I was hoping to preserve my XP Pro SP3 box with five years of work on it as a VM using Windows 7 Ultimate x64 and Virtual PC. But the disk drive on the XP box is 232GB and this size makes it unusable with Virtual PC:
Note: Virtual PC supports a maximum virtual disk size of 127GB. If you create a VHD from a larger disk, even if you only include data from a smaller volume, it will not be accessible from a Virtual PC VM. In addition Virtual PC doesn't support the Multiprocessor Specification, which means that it won't be able to boot VHD's from multiprocessor Windows XP and Windows Server 2003 systems.
[from the Disk2VHD help manual; empasis added]
So I have a possibly useless VHD of this 232GB hard drive from my XP box. Am I able to use this VHD as the basis for a VM in VMware Player or Workstation?
using virtual disks larger than 128 GB is no problem with VMplayer
may I ask how exactly you created that VHD ?

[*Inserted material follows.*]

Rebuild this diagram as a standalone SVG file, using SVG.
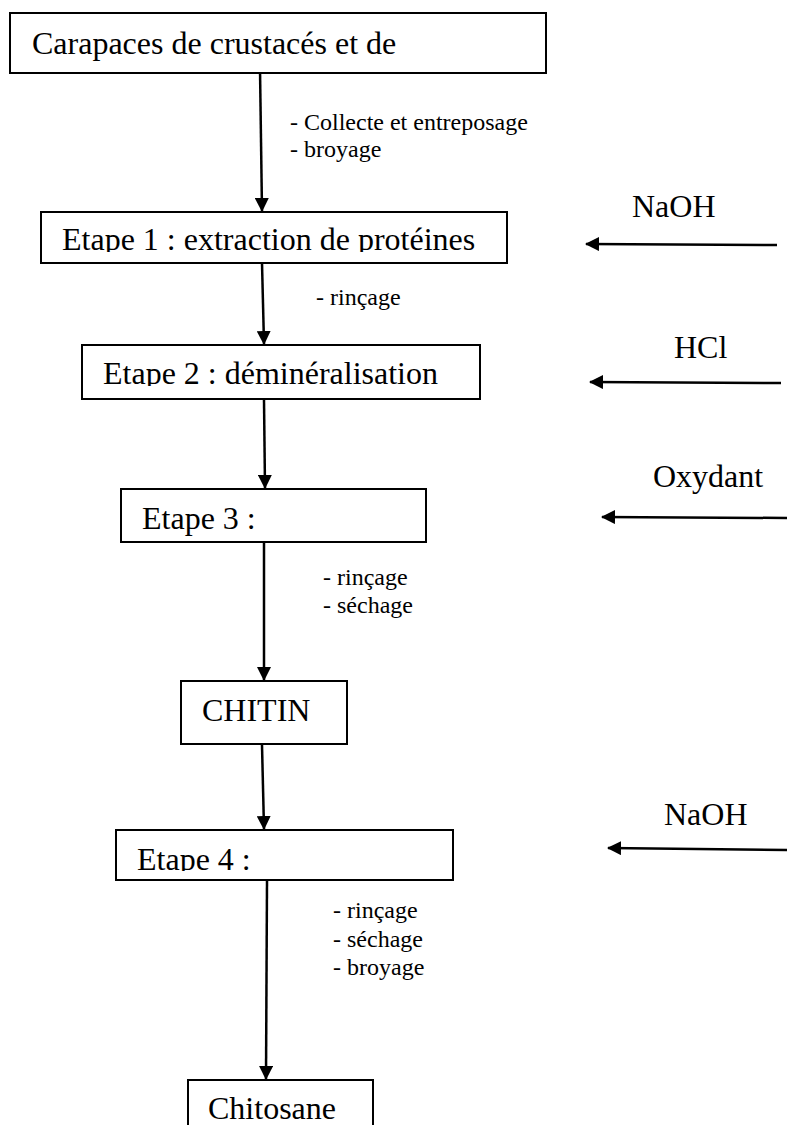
<svg xmlns="http://www.w3.org/2000/svg" width="787" height="1125" viewBox="0 0 787 1125">
<style>
.box{fill:#fff;stroke:#000;stroke-width:2}
.t{font-family:"Liberation Serif","Times New Roman",serif;font-size:32px;fill:#000}
.lbl{font-family:"Liberation Serif","Times New Roman",serif;font-size:24px;fill:#000}
.c{fill:none;stroke:#000;stroke-width:2.5}
</style>
<defs>
<marker id="ah" viewBox="0 0 14 14" refX="13" refY="7" markerWidth="14" markerHeight="14" markerUnits="userSpaceOnUse" orient="auto">
<path d="M0,0 L14,7 L0,14 z" fill="#000"/>
</marker>
<clipPath id="c2"><rect x="41" y="212" width="466" height="40"/></clipPath>
<clipPath id="c3"><rect x="82" y="345" width="398" height="41"/></clipPath>
<clipPath id="c6"><rect x="116" y="830" width="337" height="41"/></clipPath>
</defs>
<rect width="787" height="1125" fill="#fff"/>
<g id="connectors">
<path class="c" d="M260,69 L262,211" marker-end="url(#ah)"/>
<path class="c" d="M262,263 L264,344" marker-end="url(#ah)"/>
<path class="c" d="M264,400 L265,488" marker-end="url(#ah)"/>
<path class="c" d="M264,543 L264,680" marker-end="url(#ah)"/>
<path class="c" d="M262,745 L264,829" marker-end="url(#ah)"/>
<path class="c" d="M267,881 L266,1079" marker-end="url(#ah)"/>
<path class="c" d="M777,245 L586,244" marker-end="url(#ah)"/>
<path class="c" d="M781,383 L590,382" marker-end="url(#ah)"/>
<path class="c" d="M787,518 L602,517" marker-end="url(#ah)"/>
<path class="c" d="M787,850 L608,848" marker-end="url(#ah)"/>
</g>
<g id="labels">
<text class="lbl" x="290" y="130">- Collecte et entreposage</text>
<text class="lbl" x="290" y="157">- broyage</text>
<text class="lbl" x="316" y="305">- rinçage</text>
<text class="lbl" x="323" y="585">- rinçage</text>
<text class="lbl" x="323" y="613">- séchage</text>
<text class="lbl" x="333" y="918">- rinçage</text>
<text class="lbl" x="333" y="947">- séchage</text>
<text class="lbl" x="333" y="975">- broyage</text>
<text class="t" x="632" y="217">NaOH</text>
<text class="t" x="674" y="358">HCl</text>
<text class="t" x="653" y="487">Oxydant</text>
<text class="t" x="664" y="825">NaOH</text>
</g>
<g id="n1">
<rect class="box" x="10" y="13" width="536" height="60"/>
<text class="t" x="32" y="54">Carapaces de crustacés et de</text>
</g>
<g id="n2">
<rect class="box" x="41" y="212" width="466" height="51"/>
<text class="t" x="62" y="250" clip-path="url(#c2)">Etape 1 : extraction de protéines</text>
</g>
<g id="n3">
<rect class="box" x="82" y="345" width="398" height="54"/>
<text class="t" x="103" y="384" clip-path="url(#c3)">Etape 2 : déminéralisation</text>
</g>
<g id="n4">
<rect class="box" x="121" y="489" width="305" height="53"/>
<text class="t" x="142" y="529">Etape 3 :</text>
</g>
<g id="n5">
<rect class="box" x="181" y="681" width="166" height="63"/>
<text class="t" x="202" y="721">CHITIN</text>
</g>
<g id="n6">
<rect class="box" x="116" y="830" width="337" height="50"/>
<text class="t" x="137" y="870" clip-path="url(#c6)">Etape 4 :</text>
</g>
<g id="n7">
<rect class="box" x="188" y="1080" width="185" height="60"/>
<text class="t" x="208" y="1119">Chitosane</text>
</g>
</svg>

did you use disk2vhd from sysinternals ?
Thanks for the reply. Yes, the VHD was created using Disk2VHD, with the "Prepare for use with Virtual PC" option checked.
tr888 wrote:
I was hoping to preserve my XP Pro SP3 box with five years of work on it as a VM using Windows 7 Ultimate x64 and Virtual PC. But the disk drive on the XP box is 232GB and this size makes it unusable with Virtual PC:
Note: Virtual PC supports a maximum virtual disk size of 127GB. If you create a VHD from a larger disk, even if you only include data from a smaller volume, it will not be accessible from a Virtual PC VM. In addition Virtual PC doesn't support the Multiprocessor Specification, which means that it won't be able to boot VHD's from multiprocessor Windows XP and Windows Server 2003 systems.
[from the Disk2VHD help manual; empasis added]
So I have a possibly useless VHD of this 232GB hard drive from my XP box. Am I able to use this VHD as the basis for a VM in VMware Player or Workstation?
yes you can
Yours,
Satya
Hi
please ignore satya1s post ...
I would create a the vhd without that option - but now that you have it - lets go on
next step is to use Starwinds Converter
http://www.starwindsoftware.com/converter
and convert the VHD to a normal vmdk
then create a new VM and assign the converted vmdk.
When that is done please post the vmx-file of that VM so that I edit it for you.
When we made the edit you can use VMware converter against the new VM - this will patch the drivers and make the VM bootable.